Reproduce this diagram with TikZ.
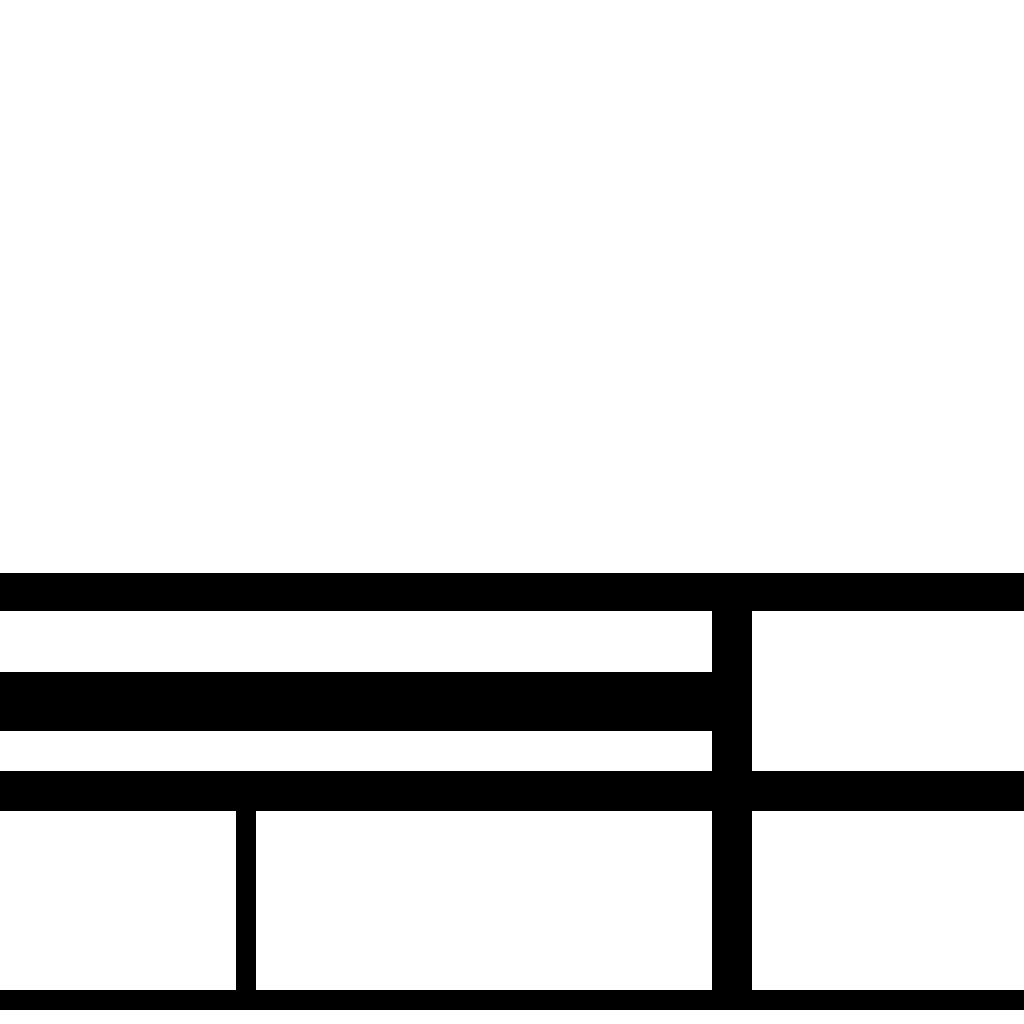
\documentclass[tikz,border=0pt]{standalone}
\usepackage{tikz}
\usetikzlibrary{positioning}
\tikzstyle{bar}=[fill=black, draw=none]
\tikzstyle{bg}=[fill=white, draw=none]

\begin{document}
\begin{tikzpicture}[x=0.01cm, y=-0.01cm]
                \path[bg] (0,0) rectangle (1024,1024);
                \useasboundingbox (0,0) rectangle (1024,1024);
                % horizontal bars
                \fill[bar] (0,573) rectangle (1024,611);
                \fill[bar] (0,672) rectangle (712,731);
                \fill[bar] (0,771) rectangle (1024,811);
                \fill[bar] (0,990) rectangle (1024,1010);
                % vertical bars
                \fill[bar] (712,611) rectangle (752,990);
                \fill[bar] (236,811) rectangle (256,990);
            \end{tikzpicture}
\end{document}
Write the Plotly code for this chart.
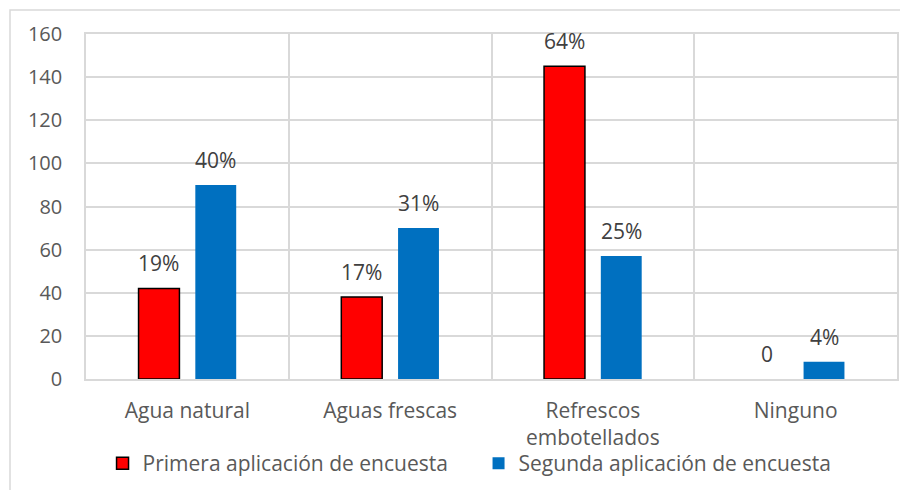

• • •

DIRECTIVE →
Make an exact copy of every entry above, minus the images.

THE RESULT →
Reproduce this diagram with TikZ.
\documentclass[tikz,border=0pt]{standalone}
\usepackage{tikz}
\usetikzlibrary{positioning}
\tikzstyle{bar}=[fill=black, draw=none]
\tikzstyle{bg}=[fill=white, draw=none]

\begin{document}
\begin{tikzpicture}[x=0.01cm, y=-0.01cm]
                \path[bg] (0,0) rectangle (1024,1024);
                \useasboundingbox (0,0) rectangle (1024,1024);
                % horizontal bars
                \fill[bar] (0,573) rectangle (1024,611);
                \fill[bar] (0,672) rectangle (712,731);
                \fill[bar] (0,771) rectangle (1024,811);
                \fill[bar] (0,990) rectangle (1024,1010);
                % vertical bars
                \fill[bar] (712,611) rectangle (752,990);
                \fill[bar] (236,811) rectangle (256,990);
            \end{tikzpicture}
\end{document}
Write the Plotly code for this chart.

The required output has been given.